WRITTEN EXERCISE:
Reproduce exactly the run of lines from the one containing "Write a LaTeX" through the one containing "(0,0) rectangle (1030,600);". Pictures do not belong in the copy.

Start RECORDS FOR THE EXERCISE

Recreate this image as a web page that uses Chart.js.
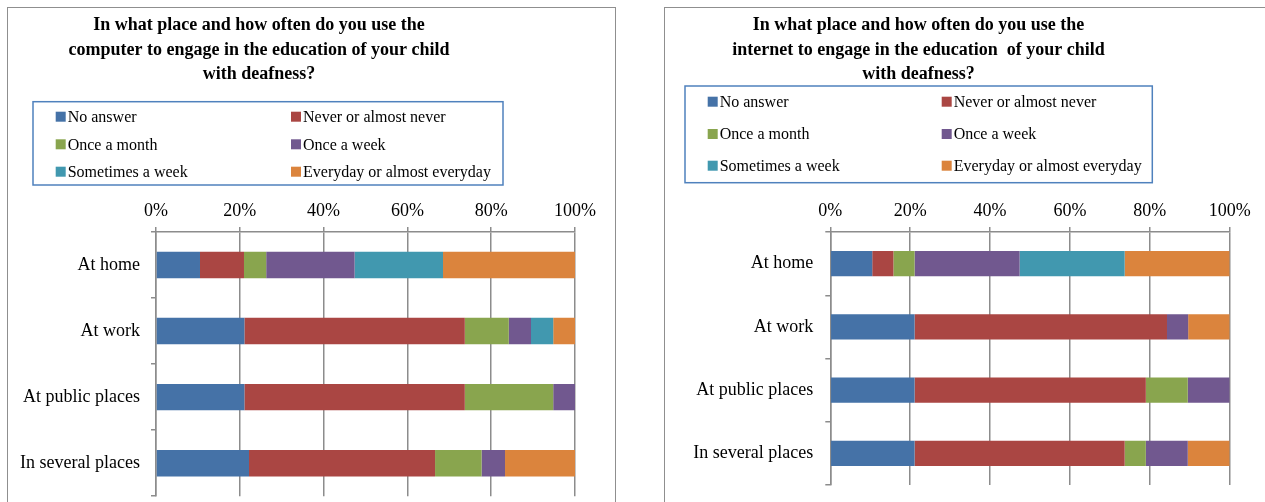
<!DOCTYPE html>
<html>
<head>
<meta charset="utf-8">
<script src="https://cdn.jsdelivr.net/npm/chart.js@4.4.1/dist/chart.umd.min.js"></script>
<style>
  html, body { margin: 0; padding: 0; background: #fff; width: 1265px; height: 502px; overflow: hidden; }
  .panel { position: absolute; top: 7px; height: 520px; border: 1px solid #8f8f8f; box-sizing: border-box; background: #fff; }
  #computerPanel { left: 7px; width: 609px; }
  #internetPanel { left: 664px; width: 620px; }
  .panel canvas { display: block; }
</style>
</head>
<body>
<div class="panel" id="computerPanel"><canvas id="computerChart" width="607" height="510"></canvas></div>
<div class="panel" id="internetPanel"><canvas id="internetChart" width="618" height="510"></canvas></div>
<script>
// Places asked about and the answer options
const places = ['At home', 'At work', 'At public places', 'In several places'];
const frequencies = ['No answer', 'Never or almost never', 'Once a month', 'Once a week', 'Sometimes a week', 'Everyday or almost everyday'];
const percentTicks = [0, 20, 40, 60, 80, 100];

// Computer use (% of respondents per place)
const computerNoAnswer        = [10.5, 21.1, 21.1, 22.2];
const computerNever           = [10.5, 52.6, 52.6, 44.4];
const computerMonthly         = [5.3, 10.5, 21.1, 11.1];
const computerWeekly          = [21.1, 5.3, 5.2, 5.6];
const computerSometimesWeekly = [21.1, 5.3, 0, 0];
const computerDaily           = [31.5, 5.2, 0, 16.7];

// Internet use (% of respondents per place)
const internetNoAnswer        = [10.5, 21.1, 21.1, 21.1];
const internetNever           = [5.3, 63.2, 57.9, 52.6];
const internetMonthly         = [5.3, 0, 10.5, 5.3];
const internetWeekly          = [26.3, 5.3, 10.5, 10.5];
const internetSometimesWeekly = [26.3, 0, 0, 0];
const internetDaily           = [26.3, 10.4, 0, 10.5];

// Series colours
const seriesColors = ['#4572a7', '#aa4643', '#89a54e', '#71588f', '#4198af', '#db843d'];

const serif = "'Liberation Serif', 'Times New Roman', serif";
const gridGray = '#8c8c8c';

// Multi-line bold title drawn at a fixed centre
const panelTitle = {
  id: 'panelTitle',
  afterDraw(chart, args, opts) {
    const ctx = chart.ctx;
    ctx.save();
    ctx.fillStyle = '#000';
    ctx.font = 'bold 18px ' + serif;
    ctx.textAlign = 'center';
    ctx.textBaseline = 'middle';
    opts.lines.forEach((line, i) => ctx.fillText(line, opts.x, opts.y + i * opts.lineHeight));
    ctx.restore();
  }
};

// Two-column boxed legend built from the datasets
const boxedLegend = {
  id: 'boxedLegend',
  afterDraw(chart, args, opts) {
    const ctx = chart.ctx;
    ctx.save();
    ctx.strokeStyle = '#4f81bd';
    ctx.lineWidth = 1.5;
    ctx.strokeRect(opts.box[0], opts.box[1], opts.box[2], opts.box[3]);
    ctx.font = '16px ' + serif;
    ctx.textAlign = 'left';
    ctx.textBaseline = 'middle';
    chart.data.datasets.forEach((ds, i) => {
      const col = i % 2, row = Math.floor(i / 2);
      const mx = opts.markerX[col], y = opts.rowY[row];
      ctx.fillStyle = ds.backgroundColor;
      ctx.fillRect(mx, y - 5, 10, 10);
      ctx.fillStyle = '#000';
      ctx.fillText(ds.label, mx + 12, y + 1);
    });
    ctx.restore();
  }
};

function buildChart(canvasId, series, geom) {
  const datasets = series.map((values, i) => ({
    label: frequencies[i],
    data: values,
    backgroundColor: seriesColors[i],
    borderWidth: 0,
    barPercentage: 0.4,
    categoryPercentage: 1.0
  }));
  return new Chart(document.getElementById(canvasId), {
    type: 'bar',
    data: { labels: places, datasets },
    options: {
      indexAxis: 'y',
      responsive: false,
      animation: false,
      layout: { padding: { left: 0, top: geom.top - 30, right: geom.right, bottom: geom.bottom } },
      plugins: {
        legend: { display: false },
        title: { display: false },
        tooltip: { enabled: false },
        panelTitle: { lines: geom.title, x: geom.titleX, y: 17.5, lineHeight: 24.5 },
        boxedLegend: geom.legend
      },
      scales: {
        x: {
          position: 'top',
          stacked: true,
          min: 0,
          max: 100,
          afterBuildTicks: (scale) => { scale.ticks = percentTicks.map(v => ({ value: v })); },
          afterFit: (scale) => { scale.height = 30; },
          ticks: {
            callback: (v) => v + '%',
            color: '#000',
            font: { family: serif, size: 18 },
            padding: 5,
            maxRotation: 0
          },
          grid: { color: gridGray, lineWidth: 1.5, tickLength: 5, drawTicks: true },
          border: { display: true, color: gridGray, width: 1.5 }
        },
        y: {
          stacked: true,
          afterFit: (scale) => { scale.width = geom.left; },
          ticks: {
            color: '#000',
            font: { family: serif, size: 18 },
            padding: geom.labelPad
          },
          grid: { drawOnChartArea: false, color: gridGray, lineWidth: 1.5, tickLength: 5, offset: true },
          border: { display: true, color: gridGray, width: 1.5 }
        }
      }
    },
    plugins: [panelTitle, boxedLegend]
  });
}

buildChart('computerChart',
  [computerNoAnswer, computerNever, computerMonthly, computerWeekly, computerSometimesWeekly, computerDaily],
  {
    left: 148, right: 40, top: 224, bottom: 21, labelPad: 11,
    titleX: 251,
    title: ['In what place and how often do you use the',
            'computer to engage in the education of your child',
            'with deafness?'],
    legend: { box: [25, 93.7, 470, 83.3], markerX: [47.7, 283], rowY: [108.7, 136.3, 163.7] }
  });

buildChart('internetChart',
  [internetNoAnswer, internetNever, internetMonthly, internetWeekly, internetSometimesWeekly, internetDaily],
  {
    left: 165.3, right: 53.3, top: 224, bottom: 33, labelPad: 12,
    titleX: 253.5,
    title: ['In what place and how often do you use the',
            'internet to engage in the education  of your child',
            'with deafness?'],
    legend: { box: [20, 78, 467.3, 96.7], markerX: [42.7, 276.7], rowY: [93.7, 126, 157.7] }
  });
</script>
</body>
</html>
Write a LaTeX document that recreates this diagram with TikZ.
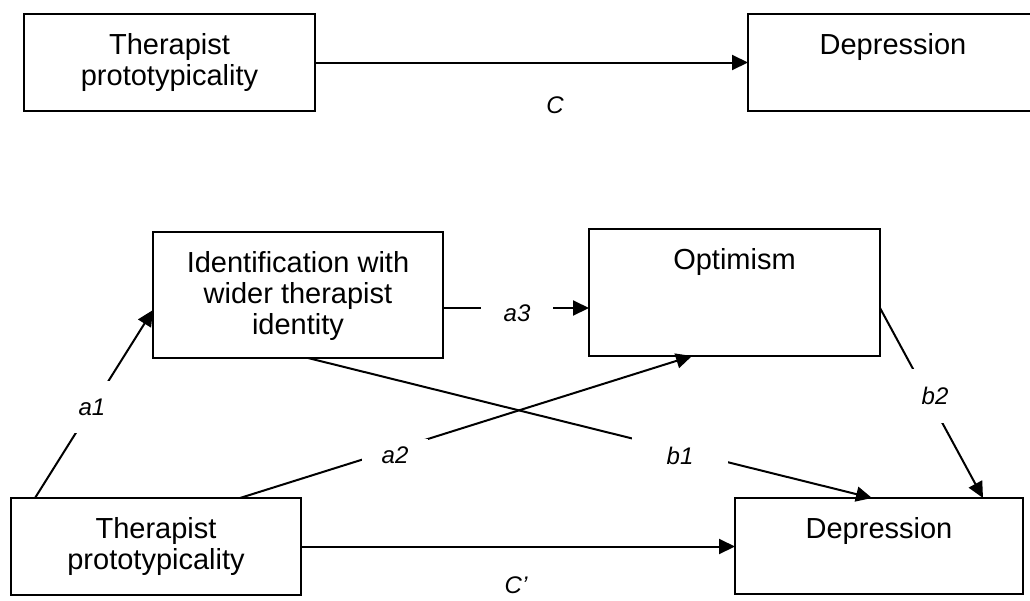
\documentclass[tikz,border=0pt]{standalone}
\usepackage{fontspec}
\setmainfont{Liberation Sans}
\usepackage{tikz}
\usetikzlibrary{arrows.meta,positioning,calc}

\begin{document}
\begin{tikzpicture}[x=1pt,y=-1pt,
  varbox/.style={draw,line width=1.7pt,inner sep=0pt,outer sep=0pt},
  vartext/.style={font=\fontsize{29}{31}\selectfont,align=center,inner sep=0pt,outer sep=0pt},
  pathline/.style={line width=2pt},
  pathtip/.style={pathline,-{Triangle[length=16pt,width=15pt]}},
  coef/.style={font=\fontsize{24}{26}\selectfont\itshape,inner sep=0pt},
  gap/.style={fill=white}]
\useasboundingbox (0,0) rectangle (1030,600);

\node[varbox,minimum width=291pt,minimum height=97pt] (proto1) at (169.5,62.5) {};
\node[varbox,minimum width=290pt,minimum height=97pt] (dep1) at (893,62.5) {};
\node[varbox,minimum width=290pt,minimum height=126pt] (ident) at (298,295) {};
\node[varbox,minimum width=291pt,minimum height=127pt] (optim) at (734.5,292.5) {};
\node[varbox,minimum width=290pt,minimum height=97pt] (proto2) at (156,546.5) {};
\node[varbox,minimum width=288pt,minimum height=96pt] (dep2) at (879,546) {};

\node[vartext,anchor=north,below=19.5pt of proto1.north] (proto1txt) {Therapist\\prototypicality};
\node[vartext,anchor=north,below=19.5pt of dep1.north] (dep1txt) {Depression};
\node[vartext,anchor=north,below=19.5pt of ident.north] (identtxt) {Identification with\\wider therapist\\identity};
\node[vartext,anchor=north,below=19.5pt of optim.north] (optimtxt) {Optimism};
\node[vartext,anchor=north,below=19.5pt of proto2.north] (proto2txt) {Therapist\\prototypicality};
\node[vartext,anchor=north,below=19.5pt of dep2.north] (dep2txt) {Depression};

\draw[pathtip] (proto1.east) -- (dep1.west);
\draw[pathtip] ([xshift=24pt]proto2.north west) -- ([yshift=-15pt]ident.west);
\draw[pathtip] ([xshift=84pt]proto2.north) -- ([xshift=-42.5pt]optim.south);
\draw[pathtip] ([yshift=-13pt]ident.east) -- ([yshift=-13pt]ident.east -| optim.west);
\draw[pathtip] ([xshift=10pt]ident.south) -- ([xshift=-7pt]dep2.north);
\draw[pathtip] ([yshift=-15.5pt]optim.east) -- ([xshift=104pt]dep2.north);
\draw[pathtip] (proto2.east) -- (proto2.east -| dep2.west);

\node[coef] (lc) at (555,105) {C};
\node[coef] (lcp) at (516,585) {C’};
\node[coef,gap,inner xsep=7pt,inner ysep=18pt] (la1) at (92,407) {a1};
\node[coef,gap,inner xsep=20pt,inner ysep=8pt] (la2) at (395,455) {a2};
\node[coef,gap,inner xsep=23pt,inner ysep=2pt] (la3) at (517,313) {a3};
\node[coef,gap,inner xsep=35pt,inner ysep=10pt] (lb1) at (680,456) {b1};
\node[coef,gap,inner xsep=10pt,inner ysep=18pt] (lb2) at (935,396) {b2};
\end{tikzpicture}
\end{document}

End RECORDS FOR THE EXERCISE

SOLUTION TO THE PROBLEM:
Write a LaTeX document that recreates this diagram with TikZ.
\documentclass[tikz,border=0pt]{standalone}
\usepackage{fontspec}
\setmainfont{Liberation Sans}
\usepackage{tikz}
\usetikzlibrary{arrows.meta,positioning,calc}

\begin{document}
\begin{tikzpicture}[x=1pt,y=-1pt,
  varbox/.style={draw,line width=1.7pt,inner sep=0pt,outer sep=0pt},
  vartext/.style={font=\fontsize{29}{31}\selectfont,align=center,inner sep=0pt,outer sep=0pt},
  pathline/.style={line width=2pt},
  pathtip/.style={pathline,-{Triangle[length=16pt,width=15pt]}},
  coef/.style={font=\fontsize{24}{26}\selectfont\itshape,inner sep=0pt},
  gap/.style={fill=white}]
\useasboundingbox (0,0) rectangle (1030,600);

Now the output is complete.